Of course, if adopting containers was a quick or easy proposition, more centers would do it. The challenges are around security and the application ecosystems, Shuey says. On the security side, however, a great deal of progress has been made in recent Docker releases and developments in the Linux kernel itself. “We are at a point finally where we can build a hard fence between different users and disciplines.” On the platform front, he notes that “If you look, early work with containers and microservices was heavily focused on web environments. That has not been the case with scientific computing…the maturity of the container platform has lagged behind a bit and it is just getting to the point where there is enough of an ecosystem, driven largely by industry, that is starting to be a real resource developers on scientific projects are looking to.”
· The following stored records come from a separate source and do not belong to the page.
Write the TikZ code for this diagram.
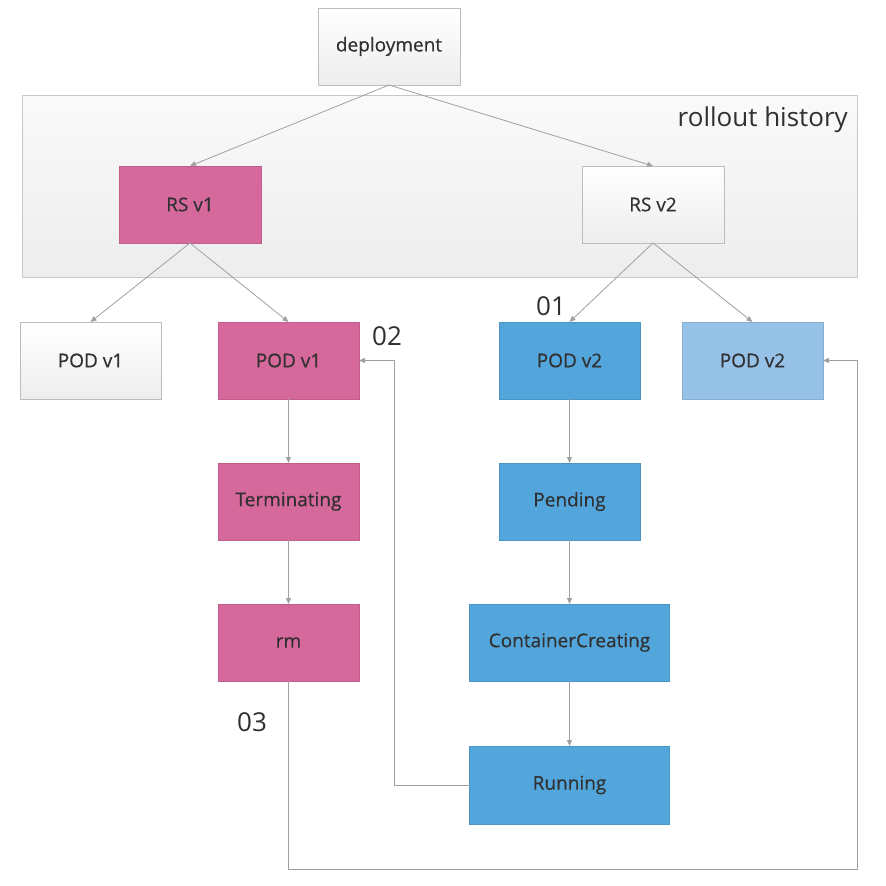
\documentclass[tikz,border=0pt]{standalone}
\usepackage{fontspec}
\setmainfont{Open Sans}
\newfontfamily\boxfont{Open Sans}[FakeBold=0.4]
\usetikzlibrary{arrows.meta}
\definecolor{pinkbox}{HTML}{D6699B}
\definecolor{pinkline}{HTML}{C25E8B}
\definecolor{bluebox}{HTML}{53A6DC}
\definecolor{blueline}{HTML}{4A95C6}
\definecolor{lblue}{HTML}{96C2E7}
\definecolor{lblueline}{HTML}{86AFD0}
\definecolor{greyline}{HTML}{BDBDBD}
\definecolor{conn}{HTML}{A0A0A0}
\definecolor{txt}{HTML}{303030}
\tikzset{
  box/.style={rectangle, minimum width=141pt, minimum height=77pt, inner sep=0pt, outer sep=0pt,
    font=\boxfont\fontsize{19}{22}\selectfont, text=txt, line width=0.8pt},
  greybox/.style={box, draw=greyline, top color=white, bottom color=black!7},
  pinkst/.style={box, draw=pinkline, fill=pinkbox},
  bluest/.style={box, draw=blueline, fill=bluebox},
  lbluest/.style={box, draw=lblueline, fill=lblue},
  arr/.style={draw=conn, line width=0.8pt, -{Triangle[length=6pt,width=5pt]}},
  num/.style={font=\fontsize{26}{30}\selectfont, text=txt, inner sep=0pt},
}
\begin{document}
\begin{tikzpicture}[x=1pt,y=-1pt]
\useasboundingbox (0,0) rectangle (886,886);
\fill[white] (0,0) rectangle (886,886);
% panel
\node[draw=black!22, line width=0.8pt, top color=black!2, bottom color=black!7, minimum width=835pt, minimum height=182pt, inner sep=0pt, outer sep=0pt] (panel) at (439.5,186) {};
\node[anchor=base east, inner sep=0pt, font=\fontsize{26}{30}\selectfont, text=txt] (hist) at (848,126) {rollout history};
% nodes
\node[greybox, minimum width=142pt] (dep) at (389,46.5) {deployment};
\node[pinkst, minimum width=142pt] (rs1) at (190,204.5) {RS v1};
\node[greybox, minimum width=142pt] (rs2) at (653,204.5) {RS v2};
\node[greybox] (podw) at (90.5,360.5) {POD v1};
\node[pinkst] (podp) at (288.5,360.5) {POD v1};
\node[bluest] (podb) at (569.5,360.5) {POD v2};
\node[lbluest] (podl) at (752.5,360.5) {POD v2};
\node[pinkst] (term) at (288.5,501.5) {Terminating};
\node[pinkst] (rm) at (288.5,642.5) {rm};
\node[bluest] (pend) at (569.5,501.5) {Pending};
\node[bluest, minimum width=200pt] (cc) at (569.5,642.5) {ContainerCreating};
\node[bluest, minimum width=200pt, minimum height=78pt] (run) at (569.5,785) {Running};
% numbers
\node[num, anchor=base west] (n01) at (536,315) {01};
\node[num, anchor=base west] (n02) at (372,345) {02};
\node[num, anchor=base west] (n03) at (237,731) {03};
% connectors
\draw[arr] (dep.south) -- (rs1.north);
\draw[arr] (dep.south) -- (rs2.north);
\draw[arr] (rs1.south) -- (podw.north);
\draw[arr] (rs1.south) -- (podp.north);
\draw[arr] (rs2.south) -- (podb.north);
\draw[arr] (rs2.south) -- (podl.north);
\draw[arr] (podp.south) -- (term.north);
\draw[arr] (term.south) -- (rm.north);
\draw[arr] (podb.south) -- (pend.north);
\draw[arr] (pend.south) -- (cc.north);
\draw[arr] (cc.south) -- (run.north);
\coordinate (r1) at (394,785);
\draw[arr] (run.west) -- (r1) |- (podp.east);
\coordinate (b1) at (288.5,869);
\coordinate (b2) at (857,869);
\draw[arr] (rm.south) -- (b1) -- (b2) |- (podl.east);
\end{tikzpicture}
\end{document}
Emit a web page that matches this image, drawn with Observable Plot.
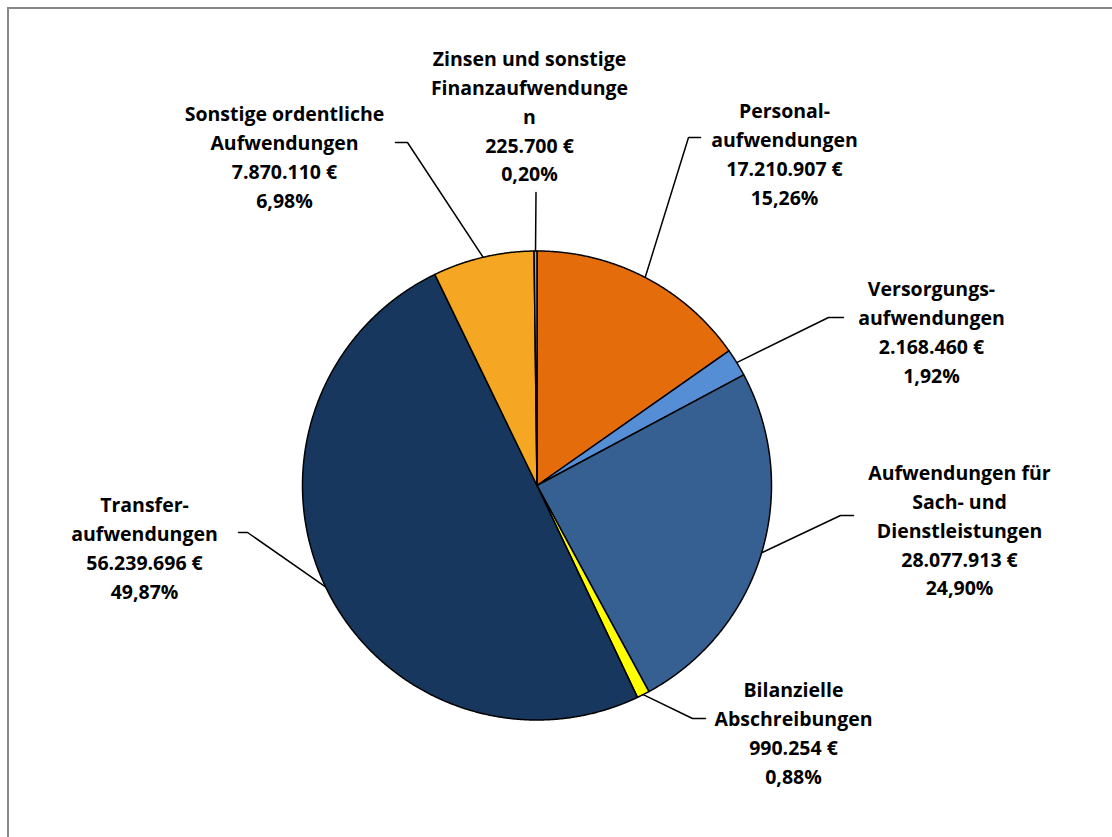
<!DOCTYPE html>
<html>
<head>
<meta charset="utf-8">
<script src="https://cdn.jsdelivr.net/npm/d3@7"></script>
<script src="https://cdn.jsdelivr.net/npm/@observablehq/plot@0.6"></script>
<style>
  html, body { margin: 0; padding: 0; background: #fff; overflow: hidden; }
  #wrap { position: relative; width: 1112px; height: 837px; }
  #frame { position: absolute; left: 7px; top: 7px; width: 1120px; height: 850px; border: 2px solid #888; box-sizing: border-box; pointer-events: none; }
  #chart { position: absolute; left: 0; top: 0; }
</style>
</head>
<body>
<div id="wrap"><div id="chart"></div><div id="frame"></div></div>
<script>
// ---- data ----
const categories = [
  "Personalaufwendungen",
  "Versorgungsaufwendungen",
  "Aufwendungen für Sach- und Dienstleistungen",
  "Bilanzielle Abschreibungen",
  "Transferaufwendungen",
  "Sonstige ordentliche Aufwendungen",
  "Zinsen und sonstige Finanzaufwendungen"
];
const values = [17210907, 2168460, 28077913, 990254, 56239696, 7870110, 225700];
const labelNames = [
  "Personal-\naufwendungen",
  "Versorgungs-\naufwendungen",
  "Aufwendungen für\nSach- und\nDienstleistungen",
  "Bilanzielle\nAbschreibungen",
  "Transfer-\naufwendungen",
  "Sonstige ordentliche\nAufwendungen",
  "Zinsen und sonstige\nFinanzaufwendunge\nn"
];
const colors = ["#E46C0A", "#558ED5", "#376092", "#FFFF00", "#17375E", "#F5A623", "#A6A6A6"];

// ---- layout (pixels) ----
const W = 1112, H = 837;
const cx = 536.5, cy = 485, R = 234.5;
// label block centre, elbow of leader, end of the horizontal tick
const labelLayout = [
  {lx: 784, ly: 152, elbow: [688, 137], tick: [700, 137]},
  {lx: 931, ly: 330, elbow: [828, 317], tick: [843, 317]},
  {lx: 959, ly: 528, elbow: [840, 515], tick: [853, 515]},
  {lx: 793, ly: 731, elbow: [692, 718], tick: [705, 718]},
  {lx: 144, ly: 546, elbow: [247, 532], tick: [238, 532]},
  {lx: 284, ly: 155, elbow: [407, 142], tick: [395, 142]},
  {lx: 529, ly: 114, elbow: [535.5, 192], tick: [535.5, 192]}
];

const loc = d3.formatLocale({decimal: ",", thousands: ".", grouping: [3], currency: ["", " €"]});
const fmtNum = loc.format(",.0f");
const fmtPct = loc.format(".2f");
const total = d3.sum(values);

const arcs = d3.pie().sort(null).startAngle(0).endAngle(2 * Math.PI)(values);

// slice polygons
const slicePts = [];
arcs.forEach((a, i) => {
  const n = Math.max(2, Math.ceil((a.endAngle - a.startAngle) / (Math.PI / 720)));
  slicePts.push({name: categories[i], x: cx, y: cy});
  for (let k = 0; k <= n; k++) {
    const t = a.startAngle + (a.endAngle - a.startAngle) * k / n;
    slicePts.push({name: categories[i], x: cx + R * Math.sin(t), y: cy - R * Math.cos(t)});
  }
  slicePts.push({name: categories[i], x: cx, y: cy});
});

// leader lines
const leaderPts = [];
arcs.forEach((a, i) => {
  const m = (a.startAngle + a.endAngle) / 2;
  const L = labelLayout[i];
  leaderPts.push({name: categories[i], x: L.tick[0], y: L.tick[1]});
  leaderPts.push({name: categories[i], x: L.elbow[0], y: L.elbow[1]});
  leaderPts.push({name: categories[i], x: cx + R * Math.sin(m), y: cy - R * Math.cos(m)});
});

const labels = arcs.map((a, i) => ({
  x: labelLayout[i].lx,
  y: labelLayout[i].ly,
  text: labelNames[i] + "\n" + fmtNum(values[i]) + " €\n" + fmtPct(values[i] / total * 100) + "%"
}));

const chart = Plot.plot({
  width: W,
  height: H,
  margin: 0,
  x: {domain: [0, W], range: [0, W], axis: null},
  y: {domain: [0, H], range: [0, H], axis: null},
  color: {domain: categories, range: colors},
  style: {fontFamily: "'Open Sans', 'Noto Sans', sans-serif", background: "white"},
  marks: [
    Plot.line(leaderPts, {x: "x", y: "y", z: "name", stroke: "black", strokeWidth: 1.5, curve: "linear"}),
    Plot.line(slicePts, {x: "x", y: "y", z: "name", fill: "name", stroke: "black", strokeWidth: 1.5, strokeLinejoin: "round", curve: "linear"}),
    Plot.text(labels, {x: "x", y: "y", text: "text", fontSize: 19.5, fontWeight: "bold", lineHeight: 1.48, textAnchor: "middle", lineAnchor: "middle", fill: "black"})
  ]
});
document.getElementById("chart").appendChild(chart);
</script>
</body>
</html>
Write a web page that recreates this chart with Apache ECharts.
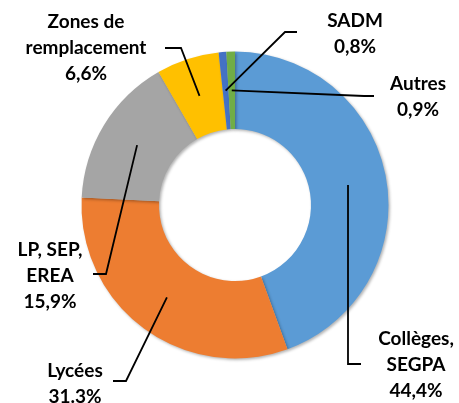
<!DOCTYPE html>
<html><head><meta charset="utf-8">
<script src="https://cdn.jsdelivr.net/npm/echarts@6/dist/echarts.min.js"></script>
<style>html,body{margin:0;padding:0;background:#fff}#c{width:459px;height:403px}</style>
</head><body><div id="c"></div>
<script>
const categories = ['Collèges,\nSEGPA', 'Lycées', 'LP, SEP,\nEREA', 'Zones de\nremplacement', 'SADM', 'Autres'];
const values = [44.4, 31.3, 15.9, 6.6, 0.8, 0.9];
const valueLabels = ['44,4%', '31.3%', '15,9%', '6,6%', '0,8%', '0,9%'];
const colors = ['#5B9BD5', '#ED7D31', '#A5A5A5', '#FFC000', '#4472C4', '#70AD47'];

const CX = 235, CY = 205, R_IN = 76, R_OUT = 153.5;
const R_MID = (R_IN + R_OUT) / 2;
// label placement: [labelX, labelY(block middle), elbowX, elbowY, endX]
const labelPlace = [
  [416, 365, 348, 364, 361],
  [75, 384, 126, 381, 113],
  [50, 276, 106, 274, 93],
  [86, 48, 181, 48, 165],
  [355, 34, 285, 32, 297],
  [418, 97, 364, 96, 374]
];

const total = values.reduce((a, b) => a + b, 0);
function midAngle(i) {
  let s = 0;
  for (let k = 0; k < i; k++) s += values[k];
  return (s + values[i] / 2) / total * Math.PI * 2; // clockwise from top
}

const leaderLines = values.map((v, i) => {
  const a = midAngle(i);
  const ax = CX + Math.sin(a) * R_MID;
  const ay = CY - Math.cos(a) * R_MID;
  const pl = labelPlace[i];
  return {
    type: 'polyline',
    z: 100,
    silent: true,
    shape: {points: [[ax, ay], [pl[2], pl[3]], [pl[4], pl[3]]]},
    style: {stroke: '#000', lineWidth: 1.8, fill: null}
  };
});

const chart = echarts.init(document.getElementById('c'), null, {renderer: 'canvas'});
chart.setOption({
  animation: false,
  backgroundColor: '#fff',
  color: colors,
  graphic: leaderLines,
  series: [{
    type: 'pie',
    center: [CX, CY],
    radius: [R_IN, R_OUT],
    startAngle: 90,
    clockwise: true,
    avoidLabelOverlap: false,
    itemStyle: {
      borderWidth: 0,
      shadowBlur: 3,
      shadowOffsetX: 1.5,
      shadowOffsetY: 1.5,
      shadowColor: 'rgba(0,0,0,0.3)'
    },
    emphasis: {disabled: true},
    label: {
      show: true,
      position: 'outside',
      formatter: p => p.name + '\n' + valueLabels[p.dataIndex],
      fontFamily: 'Lato',
      fontWeight: 'bold',
      fontSize: 19,
      lineHeight: 26,
      color: '#000',
      align: 'center'
    },
    labelLine: {show: false},
    labelLayout: function (params) {
      const pl = labelPlace[params.dataIndex];
      return {x: pl[0], y: pl[1], align: 'center', verticalAlign: 'middle'};
    },
    data: categories.map((c, i) => ({name: c, value: values[i]}))
  }]
});
</script></body></html>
In addition to more general concerns about security and the richeness (or lack thereof) of the container ecosystem, one might expect that performance would be critical. While Shuey says that there are still advancements that need to be made in container support for HPC networks (RDMA, OmniPath, and Infiniband) and getting those to work seamlessly with applications that need low latency, as well as parallel file systems like Lustre and GPFS, getting the broader base of MPI codes into containers is still proving to be a challenge. It is not likely that some codes will (or can) be efficiently containerized, in other words, which actually fits the bill for Purdue, which looks at splitting off its infrastructure assets between the batch scheduled HPC nodes and those designated for containerized jobs.
Overall, Shuey says containerization is becoming easier as the technology and ecosystems mature and the microservices mindset moves from the enterprise to HPC. That same mindset is what is pushing development on RDMA networks and other key components of many HPC systems. “We are also seeing this move on the file system front too; a lot of web platforms don’t require the kind of extreme scale performance from their file systems you’d get with a Lustre or GPFS. If we move some applications into a container, we don’t want to lose the I/O performance of it. But that really becomes an issue of driver integration and the complexity of using two stacks that haven’t traditionally been used together.”
Interestingly, the performance overhead from containers is not as hefty as one might think, at least in Purdue’s experience. It took some tweaking, but Shuey says they are seeing a 1%-2% performance overhead in terms of I/O throughput speed and network performance. This isn’t all “out of the box” however. “With the file system, we worked with older hardware in our test lab but could still get a half a GB/s per file stream to a particular server. When we containerized that application and tested the file connection inside Docker, we got slapped with a 50% performance penalty. But then we realized that by default, Docker was imposing an overlay file system layer—something that’s perfectly acceptable in the enterprise or for web workloads, but that layer, built into the Linux kernel, couldn’t keep up with the I/O we could get with a research grade NAS (not even a GPFS or Lustre file system).”
The point is, by working both the HPC systems and container software stacks—by learning how two different software stacks interact—the team has been able to slowly, but surely work towards implementing containers; a move that could make some of their workflows more efficient, especially those more “modern” approaches with web interfaces, science gateways, and other collaborative environments. Because many HPC centers are university or government institutions, however, things tend to move at a slower pace, especially if there are any potential security or other concerns. This, coupled with the complexity of HPC workflows (especially with MPI codes) means it’s still slow-going.